_The problem:_ Retype each line exactly. Skip images.

[START]

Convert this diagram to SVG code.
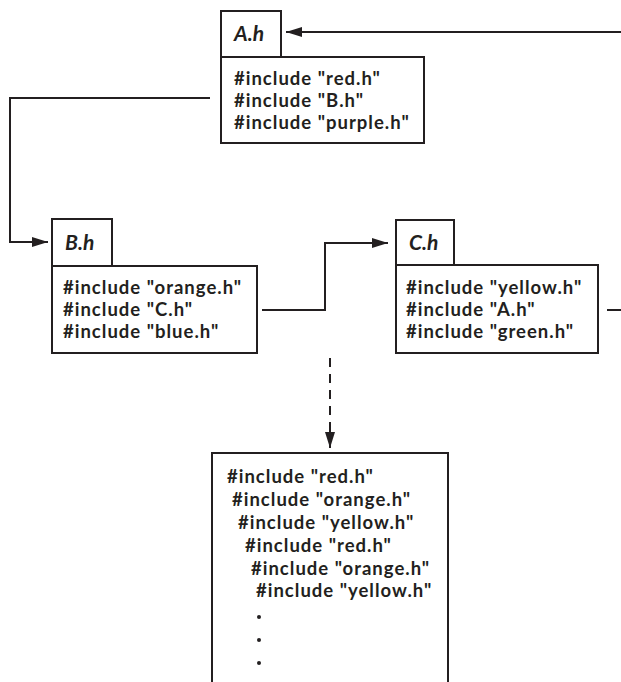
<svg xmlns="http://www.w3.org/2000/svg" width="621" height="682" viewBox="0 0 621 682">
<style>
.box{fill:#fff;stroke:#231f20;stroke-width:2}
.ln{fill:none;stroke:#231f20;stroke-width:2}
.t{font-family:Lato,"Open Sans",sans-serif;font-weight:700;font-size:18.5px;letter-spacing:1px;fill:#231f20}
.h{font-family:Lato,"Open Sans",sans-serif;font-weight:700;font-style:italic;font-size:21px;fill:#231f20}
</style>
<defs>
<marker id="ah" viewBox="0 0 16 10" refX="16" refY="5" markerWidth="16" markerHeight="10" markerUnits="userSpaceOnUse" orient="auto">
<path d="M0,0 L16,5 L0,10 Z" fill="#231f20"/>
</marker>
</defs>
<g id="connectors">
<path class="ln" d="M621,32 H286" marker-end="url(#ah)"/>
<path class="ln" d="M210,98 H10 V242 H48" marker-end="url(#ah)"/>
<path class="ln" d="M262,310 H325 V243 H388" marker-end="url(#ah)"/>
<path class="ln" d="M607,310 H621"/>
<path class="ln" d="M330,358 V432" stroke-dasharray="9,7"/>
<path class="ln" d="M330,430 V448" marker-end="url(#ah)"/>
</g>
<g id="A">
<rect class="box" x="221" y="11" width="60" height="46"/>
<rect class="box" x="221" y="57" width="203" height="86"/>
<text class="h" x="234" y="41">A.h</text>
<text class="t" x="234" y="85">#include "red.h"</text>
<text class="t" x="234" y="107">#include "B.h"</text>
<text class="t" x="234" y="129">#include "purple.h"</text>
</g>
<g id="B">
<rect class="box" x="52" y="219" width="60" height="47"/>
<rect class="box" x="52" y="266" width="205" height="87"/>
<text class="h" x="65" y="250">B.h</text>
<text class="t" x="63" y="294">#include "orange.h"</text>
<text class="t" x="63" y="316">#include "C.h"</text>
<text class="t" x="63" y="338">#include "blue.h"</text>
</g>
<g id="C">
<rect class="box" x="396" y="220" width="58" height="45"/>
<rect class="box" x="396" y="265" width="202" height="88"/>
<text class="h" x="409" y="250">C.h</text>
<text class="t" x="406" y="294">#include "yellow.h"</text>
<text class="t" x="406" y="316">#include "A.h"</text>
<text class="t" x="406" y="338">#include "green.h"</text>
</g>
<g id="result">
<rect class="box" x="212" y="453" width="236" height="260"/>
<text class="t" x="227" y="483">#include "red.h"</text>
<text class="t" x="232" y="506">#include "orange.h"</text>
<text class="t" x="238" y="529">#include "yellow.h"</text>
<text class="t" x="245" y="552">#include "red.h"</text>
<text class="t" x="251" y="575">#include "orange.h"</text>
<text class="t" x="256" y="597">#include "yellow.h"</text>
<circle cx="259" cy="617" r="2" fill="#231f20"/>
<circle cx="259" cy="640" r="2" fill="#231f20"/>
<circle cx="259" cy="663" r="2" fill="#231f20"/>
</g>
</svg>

[END]

_Answer to the problem:_
Convert this diagram to SVG code.
<svg xmlns="http://www.w3.org/2000/svg" width="621" height="682" viewBox="0 0 621 682">
<style>
.box{fill:#fff;stroke:#231f20;stroke-width:2}
.ln{fill:none;stroke:#231f20;stroke-width:2}
.t{font-family:Lato,"Open Sans",sans-serif;font-weight:700;font-size:18.5px;letter-spacing:1px;fill:#231f20}
.h{font-family:Lato,"Open Sans",sans-serif;font-weight:700;font-style:italic;font-size:21px;fill:#231f20}
</style>
<defs>
<marker id="ah" viewBox="0 0 16 10" refX="16" refY="5" markerWidth="16" markerHeight="10" markerUnits="userSpaceOnUse" orient="auto">
<path d="M0,0 L16,5 L0,10 Z" fill="#231f20"/>
</marker>
</defs>
<g id="connectors">
<path class="ln" d="M621,32 H286" marker-end="url(#ah)"/>
<path class="ln" d="M210,98 H10 V242 H48" marker-end="url(#ah)"/>
<path class="ln" d="M262,310 H325 V243 H388" marker-end="url(#ah)"/>
<path class="ln" d="M607,310 H621"/>
<path class="ln" d="M330,358 V432" stroke-dasharray="9,7"/>
<path class="ln" d="M330,430 V448" marker-end="url(#ah)"/>
</g>
<g id="A">
<rect class="box" x="221" y="11" width="60" height="46"/>
<rect class="box" x="221" y="57" width="203" height="86"/>
<text class="h" x="234" y="41">A.h</text>
<text class="t" x="234" y="85">#include "red.h"</text>
<text class="t" x="234" y="107">#include "B.h"</text>
<text class="t" x="234" y="129">#include "purple.h"</text>
</g>
<g id="B">
<rect class="box" x="52" y="219" width="60" height="47"/>
<rect class="box" x="52" y="266" width="205" height="87"/>
<text class="h" x="65" y="250">B.h</text>
<text class="t" x="63" y="294">#include "orange.h"</text>
<text class="t" x="63" y="316">#include "C.h"</text>
<text class="t" x="63" y="338">#include "blue.h"</text>
</g>
<g id="C">
<rect class="box" x="396" y="220" width="58" height="45"/>
<rect class="box" x="396" y="265" width="202" height="88"/>
<text class="h" x="409" y="250">C.h</text>
<text class="t" x="406" y="294">#include "yellow.h"</text>
<text class="t" x="406" y="316">#include "A.h"</text>
<text class="t" x="406" y="338">#include "green.h"</text>
</g>
<g id="result">
<rect class="box" x="212" y="453" width="236" height="260"/>
<text class="t" x="227" y="483">#include "red.h"</text>
<text class="t" x="232" y="506">#include "orange.h"</text>
<text class="t" x="238" y="529">#include "yellow.h"</text>
<text class="t" x="245" y="552">#include "red.h"</text>
<text class="t" x="251" y="575">#include "orange.h"</text>
<text class="t" x="256" y="597">#include "yellow.h"</text>
<circle cx="259" cy="617" r="2" fill="#231f20"/>
<circle cx="259" cy="640" r="2" fill="#231f20"/>
<circle cx="259" cy="663" r="2" fill="#231f20"/>
</g>
</svg>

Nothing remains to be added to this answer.